This is not quite true. "Trust" is to give a permission for someone to act on achieving some result. "Verify" means assess the achieved result, and correct aposteriori the probability with which said person is able to achieve the abocementioned result. This is the way Bayesian reasoning works.
Trust has degrees. What you have brought is "unconditional trust". Very rarely works.
> "Trust" is to give a permission for someone to act on achieving some result.
This would make the sentence "I asked him to wash the dishes properly, but I don't trust him", as your definition expands this to "I asked him to wash the dishes properly, but I didn't give him permission to achieve this result".
If you say "I asked someone to do X but I don't trust them", it means you aren't confident they'll do it properly, thus you have to verify. If you say "I asked him to do X and I trust him, so I don't need to check up on him", it's unlikely to leave people puzzled.
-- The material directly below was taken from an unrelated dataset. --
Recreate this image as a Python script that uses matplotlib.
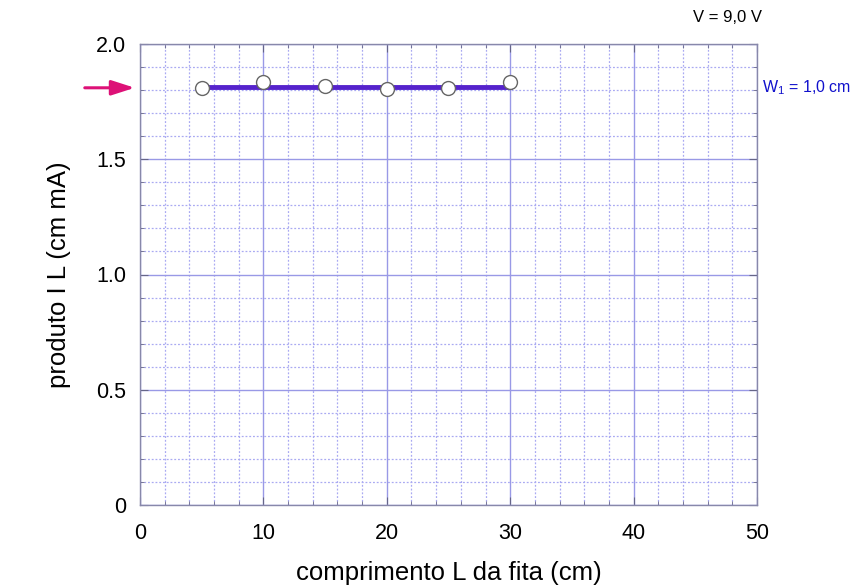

It's surprising to me to see this many comments arguing against the common usage of trust, just because of a self-conflicting phrase.
Why could I not say "I trusted him to do the dishes properly, after he was done, I verified, it's a good thing I trusted him to do the dishes properly, my supervision would have been unwarranted and my trust was warranted?"
I trusted someone to do their task correctly, after the task was done, I verified my trust was warranted.
Instead of sitting in my office doing my work, then, spending a few minutes to verify once they're done, I'd sit in the kitchen next to them checking it as they went, being both distracted AND probably spending more time. I'd much rather trust but verify.
There's a much closer example I think people here would naturally understand and even advocate for, without connecting it to the phrase:
"Trust but verify" means letting a junior do the work you assigned them, then checking it afterwards in testing and code review. Not trusting would be doing it yourself instead of assigning it to them. Trusting but not verifying would be assigning them the work then pushing it live without testing it.
I would say in this instance you don't trust the junior. In fact in corporations, I would say there's very little trust.
We used to trust people to just do what they think is best. But then we get bribery, harassment, lawsuits... we don't do that anymore.
In my opinion, not having trust is not a bad thing. It has a poor connotation so the result is that we modify the meaning of trust so we can say everyone trusts everything.
For example, one thing I trust is Nutrition Facts. I trust that what I'm eating actually contains what it says it contains. I don't verify it. Why? Because I know someone, somewhere is looking out for this. The FDA does not trust the food industry, so sometimes they audit.
There's many, very good, things I don't trust. I don't trust the blind spot indicator in my car. I turn my head every time. Does that mean the technology is bad? No, in my opinion, but I still don't trust it.
Trust has degrees. What you have brought is "unconditional trust". Very rarely works.